▶ STATED GOAL:
Look through the records below and give the number of lines holding the string "this", nothing more.

▶ RECORD LIST:
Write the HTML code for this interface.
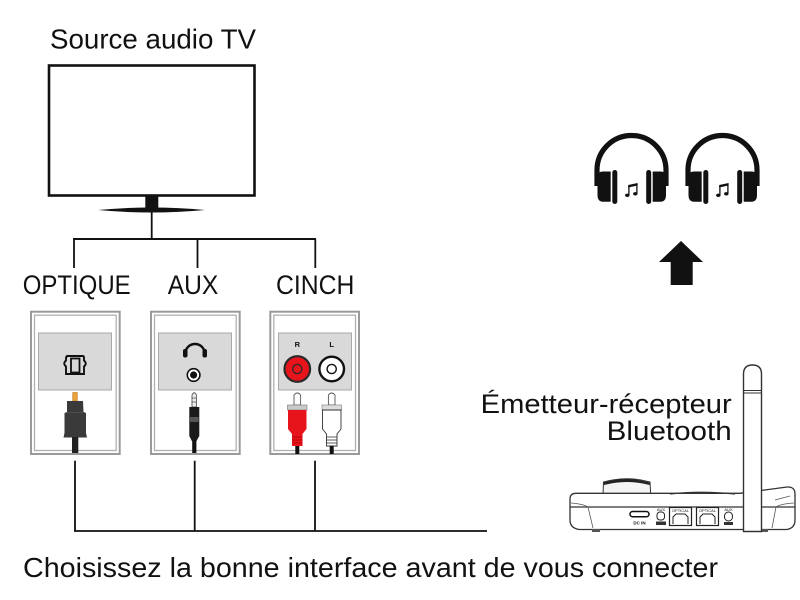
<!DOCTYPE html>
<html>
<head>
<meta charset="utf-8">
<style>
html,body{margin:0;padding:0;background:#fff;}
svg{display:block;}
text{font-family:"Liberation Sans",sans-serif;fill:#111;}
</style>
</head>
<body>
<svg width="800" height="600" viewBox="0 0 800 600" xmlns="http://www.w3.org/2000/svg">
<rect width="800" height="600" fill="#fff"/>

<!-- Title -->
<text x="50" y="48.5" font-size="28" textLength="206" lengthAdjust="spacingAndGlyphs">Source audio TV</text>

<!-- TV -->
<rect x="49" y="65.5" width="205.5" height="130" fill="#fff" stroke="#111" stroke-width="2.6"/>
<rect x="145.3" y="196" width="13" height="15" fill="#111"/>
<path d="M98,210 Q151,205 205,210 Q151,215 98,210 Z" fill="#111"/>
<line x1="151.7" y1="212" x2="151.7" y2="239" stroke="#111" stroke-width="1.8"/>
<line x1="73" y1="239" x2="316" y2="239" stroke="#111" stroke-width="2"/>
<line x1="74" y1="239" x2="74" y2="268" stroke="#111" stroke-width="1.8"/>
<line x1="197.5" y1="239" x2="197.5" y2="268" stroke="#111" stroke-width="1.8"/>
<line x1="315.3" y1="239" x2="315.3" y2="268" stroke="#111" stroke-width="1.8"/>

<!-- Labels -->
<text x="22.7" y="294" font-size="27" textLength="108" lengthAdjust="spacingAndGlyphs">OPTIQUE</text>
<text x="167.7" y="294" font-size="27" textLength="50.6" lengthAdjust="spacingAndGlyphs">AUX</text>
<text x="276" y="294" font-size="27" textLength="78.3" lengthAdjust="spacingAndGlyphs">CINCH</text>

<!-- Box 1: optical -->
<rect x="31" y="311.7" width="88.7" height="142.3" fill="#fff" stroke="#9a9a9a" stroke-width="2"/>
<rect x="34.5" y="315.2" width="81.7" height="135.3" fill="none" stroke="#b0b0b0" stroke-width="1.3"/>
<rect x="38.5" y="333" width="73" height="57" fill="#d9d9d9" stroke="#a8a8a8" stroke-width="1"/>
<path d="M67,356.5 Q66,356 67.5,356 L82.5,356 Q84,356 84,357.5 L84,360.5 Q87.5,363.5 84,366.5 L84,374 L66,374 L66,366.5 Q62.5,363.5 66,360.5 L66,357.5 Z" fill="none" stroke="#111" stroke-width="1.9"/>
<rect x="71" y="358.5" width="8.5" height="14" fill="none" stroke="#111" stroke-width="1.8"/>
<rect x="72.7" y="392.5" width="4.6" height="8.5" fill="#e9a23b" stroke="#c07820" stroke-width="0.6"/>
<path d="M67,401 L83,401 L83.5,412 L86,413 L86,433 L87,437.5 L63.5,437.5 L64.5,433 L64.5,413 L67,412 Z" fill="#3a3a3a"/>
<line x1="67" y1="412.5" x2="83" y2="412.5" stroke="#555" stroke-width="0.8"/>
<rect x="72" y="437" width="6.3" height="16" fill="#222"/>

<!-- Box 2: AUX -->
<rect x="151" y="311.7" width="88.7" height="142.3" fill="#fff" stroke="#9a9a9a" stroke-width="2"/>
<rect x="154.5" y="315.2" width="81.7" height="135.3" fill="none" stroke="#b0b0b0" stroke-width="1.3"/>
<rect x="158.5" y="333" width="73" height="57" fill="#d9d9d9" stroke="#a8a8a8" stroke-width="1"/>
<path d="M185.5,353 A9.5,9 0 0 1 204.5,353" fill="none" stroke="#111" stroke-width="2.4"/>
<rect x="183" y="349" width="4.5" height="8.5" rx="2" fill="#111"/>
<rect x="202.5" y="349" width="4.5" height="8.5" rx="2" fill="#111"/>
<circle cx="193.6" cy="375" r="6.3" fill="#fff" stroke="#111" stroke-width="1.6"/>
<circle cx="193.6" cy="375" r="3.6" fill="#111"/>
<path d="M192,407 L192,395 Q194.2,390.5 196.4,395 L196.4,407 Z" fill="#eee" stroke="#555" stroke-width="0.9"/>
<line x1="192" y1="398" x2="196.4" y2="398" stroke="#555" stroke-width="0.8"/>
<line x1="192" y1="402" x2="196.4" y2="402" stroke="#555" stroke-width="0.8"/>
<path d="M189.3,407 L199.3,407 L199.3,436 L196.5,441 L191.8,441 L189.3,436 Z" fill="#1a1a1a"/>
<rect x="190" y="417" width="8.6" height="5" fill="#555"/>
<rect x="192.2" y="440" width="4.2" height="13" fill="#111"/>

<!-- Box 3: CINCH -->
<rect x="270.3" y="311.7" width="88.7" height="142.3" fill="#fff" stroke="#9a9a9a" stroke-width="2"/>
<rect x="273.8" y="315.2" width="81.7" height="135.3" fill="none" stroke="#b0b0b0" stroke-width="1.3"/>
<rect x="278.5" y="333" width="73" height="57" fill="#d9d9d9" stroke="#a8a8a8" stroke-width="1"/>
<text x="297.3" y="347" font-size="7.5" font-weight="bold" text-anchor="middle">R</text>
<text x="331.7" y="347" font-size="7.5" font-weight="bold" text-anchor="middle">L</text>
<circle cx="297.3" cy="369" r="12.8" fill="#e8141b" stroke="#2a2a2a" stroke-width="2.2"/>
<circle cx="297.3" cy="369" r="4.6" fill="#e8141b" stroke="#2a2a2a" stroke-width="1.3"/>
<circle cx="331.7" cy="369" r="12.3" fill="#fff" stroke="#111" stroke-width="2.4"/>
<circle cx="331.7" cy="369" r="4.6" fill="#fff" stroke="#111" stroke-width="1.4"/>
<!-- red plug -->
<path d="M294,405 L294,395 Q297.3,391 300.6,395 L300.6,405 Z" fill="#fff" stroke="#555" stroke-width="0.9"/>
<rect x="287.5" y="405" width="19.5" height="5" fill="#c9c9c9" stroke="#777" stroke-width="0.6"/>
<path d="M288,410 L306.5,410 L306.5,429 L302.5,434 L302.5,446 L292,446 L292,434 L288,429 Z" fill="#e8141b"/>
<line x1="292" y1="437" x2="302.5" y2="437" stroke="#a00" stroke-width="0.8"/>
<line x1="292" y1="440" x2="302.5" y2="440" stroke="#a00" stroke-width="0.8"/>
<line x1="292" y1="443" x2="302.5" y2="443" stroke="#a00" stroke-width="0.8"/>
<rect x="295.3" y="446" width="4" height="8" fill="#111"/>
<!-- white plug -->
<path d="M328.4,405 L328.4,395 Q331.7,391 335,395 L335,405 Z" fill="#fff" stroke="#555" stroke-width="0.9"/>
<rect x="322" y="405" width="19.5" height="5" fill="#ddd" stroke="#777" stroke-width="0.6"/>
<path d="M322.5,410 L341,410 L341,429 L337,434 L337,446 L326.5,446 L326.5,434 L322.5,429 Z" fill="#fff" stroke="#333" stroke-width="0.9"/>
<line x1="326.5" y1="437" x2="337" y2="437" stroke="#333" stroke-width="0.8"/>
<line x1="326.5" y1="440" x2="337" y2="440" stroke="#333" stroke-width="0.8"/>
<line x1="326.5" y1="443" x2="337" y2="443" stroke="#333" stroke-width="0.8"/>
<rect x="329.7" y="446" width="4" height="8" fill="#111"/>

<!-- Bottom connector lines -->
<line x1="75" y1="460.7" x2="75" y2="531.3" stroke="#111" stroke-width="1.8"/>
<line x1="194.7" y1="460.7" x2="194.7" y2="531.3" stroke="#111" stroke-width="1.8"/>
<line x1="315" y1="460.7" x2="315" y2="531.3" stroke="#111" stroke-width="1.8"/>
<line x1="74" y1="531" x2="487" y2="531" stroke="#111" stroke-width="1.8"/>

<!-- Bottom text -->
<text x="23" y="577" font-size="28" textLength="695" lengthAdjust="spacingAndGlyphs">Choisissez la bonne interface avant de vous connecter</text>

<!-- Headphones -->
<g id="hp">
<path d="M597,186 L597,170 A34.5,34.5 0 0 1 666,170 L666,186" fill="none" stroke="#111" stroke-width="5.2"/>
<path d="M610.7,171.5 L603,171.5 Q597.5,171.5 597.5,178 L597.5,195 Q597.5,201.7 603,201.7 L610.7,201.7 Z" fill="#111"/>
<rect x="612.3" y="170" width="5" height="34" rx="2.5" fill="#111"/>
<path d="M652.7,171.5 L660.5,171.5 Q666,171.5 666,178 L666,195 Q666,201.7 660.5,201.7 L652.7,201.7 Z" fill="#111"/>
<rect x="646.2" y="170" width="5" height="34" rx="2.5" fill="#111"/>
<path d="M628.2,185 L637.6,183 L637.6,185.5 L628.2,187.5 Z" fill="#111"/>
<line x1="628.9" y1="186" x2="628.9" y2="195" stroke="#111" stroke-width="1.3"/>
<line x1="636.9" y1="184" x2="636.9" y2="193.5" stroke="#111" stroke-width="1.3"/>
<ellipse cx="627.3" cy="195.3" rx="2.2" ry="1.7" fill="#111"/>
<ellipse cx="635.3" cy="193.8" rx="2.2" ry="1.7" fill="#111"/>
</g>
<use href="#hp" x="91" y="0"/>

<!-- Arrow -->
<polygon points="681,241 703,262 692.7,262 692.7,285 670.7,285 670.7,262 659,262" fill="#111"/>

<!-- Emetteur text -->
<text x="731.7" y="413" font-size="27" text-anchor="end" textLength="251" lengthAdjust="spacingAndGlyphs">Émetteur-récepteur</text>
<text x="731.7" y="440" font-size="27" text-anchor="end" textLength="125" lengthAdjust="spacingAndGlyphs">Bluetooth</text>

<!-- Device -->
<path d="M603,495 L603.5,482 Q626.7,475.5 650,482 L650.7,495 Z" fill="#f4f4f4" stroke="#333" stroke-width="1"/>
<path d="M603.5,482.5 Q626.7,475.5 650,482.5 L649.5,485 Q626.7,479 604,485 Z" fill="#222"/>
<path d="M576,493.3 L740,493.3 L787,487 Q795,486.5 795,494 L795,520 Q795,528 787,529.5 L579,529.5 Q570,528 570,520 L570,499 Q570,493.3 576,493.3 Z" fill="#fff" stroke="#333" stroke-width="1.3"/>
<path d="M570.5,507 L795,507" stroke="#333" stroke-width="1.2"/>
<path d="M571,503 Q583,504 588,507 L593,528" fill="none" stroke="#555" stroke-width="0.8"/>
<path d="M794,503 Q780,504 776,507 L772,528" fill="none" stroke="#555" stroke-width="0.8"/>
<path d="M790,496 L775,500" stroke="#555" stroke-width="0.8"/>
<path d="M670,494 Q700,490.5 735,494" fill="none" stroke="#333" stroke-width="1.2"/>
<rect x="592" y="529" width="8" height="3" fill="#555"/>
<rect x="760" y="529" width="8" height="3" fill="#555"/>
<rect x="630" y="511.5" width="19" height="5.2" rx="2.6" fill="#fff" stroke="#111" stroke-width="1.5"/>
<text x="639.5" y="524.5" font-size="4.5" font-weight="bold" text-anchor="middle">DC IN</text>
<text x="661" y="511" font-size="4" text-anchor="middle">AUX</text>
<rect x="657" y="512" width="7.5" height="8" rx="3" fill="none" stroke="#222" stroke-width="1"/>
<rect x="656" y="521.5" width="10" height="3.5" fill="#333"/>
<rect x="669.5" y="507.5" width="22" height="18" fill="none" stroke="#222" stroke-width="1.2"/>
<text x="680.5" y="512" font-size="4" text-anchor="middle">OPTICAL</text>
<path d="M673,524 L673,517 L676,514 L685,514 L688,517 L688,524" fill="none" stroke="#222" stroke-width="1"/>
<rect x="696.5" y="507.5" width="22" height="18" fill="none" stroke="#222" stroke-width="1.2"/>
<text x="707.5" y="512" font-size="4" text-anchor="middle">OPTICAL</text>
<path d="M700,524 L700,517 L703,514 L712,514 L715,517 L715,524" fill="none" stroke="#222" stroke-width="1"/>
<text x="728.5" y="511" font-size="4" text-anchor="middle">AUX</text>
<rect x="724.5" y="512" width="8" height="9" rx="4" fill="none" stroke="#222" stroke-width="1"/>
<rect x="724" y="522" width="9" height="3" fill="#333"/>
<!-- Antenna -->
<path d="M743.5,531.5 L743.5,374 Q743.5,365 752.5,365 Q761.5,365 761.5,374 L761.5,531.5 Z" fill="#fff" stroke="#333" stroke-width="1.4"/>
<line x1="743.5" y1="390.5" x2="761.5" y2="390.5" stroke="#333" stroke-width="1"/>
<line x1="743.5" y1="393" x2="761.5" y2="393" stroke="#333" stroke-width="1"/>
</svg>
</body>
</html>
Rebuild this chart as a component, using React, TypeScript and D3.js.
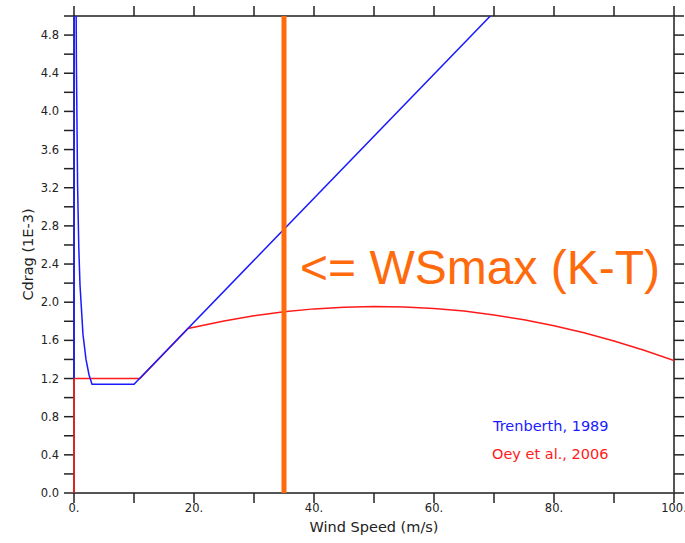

▶ FINISHED ANSWER:
2